Opinion and Order
Based on the undisputed facts, it is clear that the Locast service is not offered without charges other than those "necessary to defray the actual and reasonable costs of maintaining and operating" its service .
The payments defendants elicit from users are charges assessed on users to avoid constant service interruptions, regardless of whether defendants euphemistically call them publicly "recommended donations". Locast users pay the minimum $5 monthly fee in exchange for month-long , uninterrupted service. It is not merely a recurring gift to a charitable cause. It is of no consequence that a number of users employ the service without paying. SFCNY still solicits, and receives, substantial amounts in charges from recipients for its uninterrupted service.
In 2020, Locast's total costs (including depreciation) were $2.436 million. According to defendants, those costs "represent what it costs to operate the Locast service in 2020, when the Locast service began operating in 16 markets and gradually expanded to 25 markets." Locast's total revenue in 2020 was $4.519 million, comprised of $4.372 million from users and $147,161 from other sources. On those undisputed facts, in 2020 Locast made far more money from user charges than was necessary to defray its costs of maintaining and operating its service.
Defendants argue that Locast's funding qualifies for the statutory exemption because payments from users are reinvested in the organization to cover costs of "maintaining an operating an expanding system", and the costs of expansion are part of the operation.
Defendants aver that contributions from users are essential to the expansion of the Locast service. They argue that disallowing use of the assessments for that purpose would prevent expansion, which they say was not intended by Congress when granting the exemptions.

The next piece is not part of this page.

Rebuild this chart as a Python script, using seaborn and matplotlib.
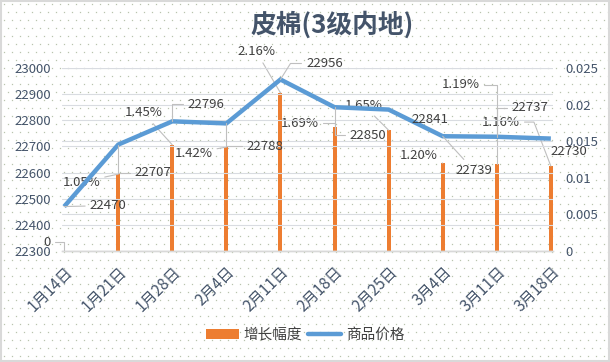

But under the statute, income made from charges to recipients can only be used to defray the actual and reasonable costs of maintaining and operating the service, not of expanding it into new markets. The argument that Section lll(a)(5) should not "prevent" a natural process of expansion misconceives the statutory structur . Retransmissions (i. e., secondary performances of copyrighted matter) are already penalized
("prevented") by the Copyright Law in its main section. See 17 U. S. C. § 501 ("Anyone who violates any of the exclusive rights of the copyright owner .. is an infringer of the copyright or right of the author, as the case may be.". Nothing in Section 111 specifies that an expansion of the number of infringing transmissions is exempt from that law, and it is not for a court to infer that Congress really meant to allow them. It would have been simple for Congress to add one word to paragraph (5) to make it read ".. costs of maintaining, expanding, and operating the secondary transmission service." But expansion is nowhere mentioned, and it is therefore excluded from the short, tightly-crafted grant of exemptions.
Since portions of its user payments fund Locast's expansion, its charges exceed those "necessary to defray the actual and reasonable costs of maintaining and operating the secondary transmission service", which is the only exemption granted in Section 111(a) (5).
[Court document references removed. "Undisputed facts" are those that Locast did not dispute.]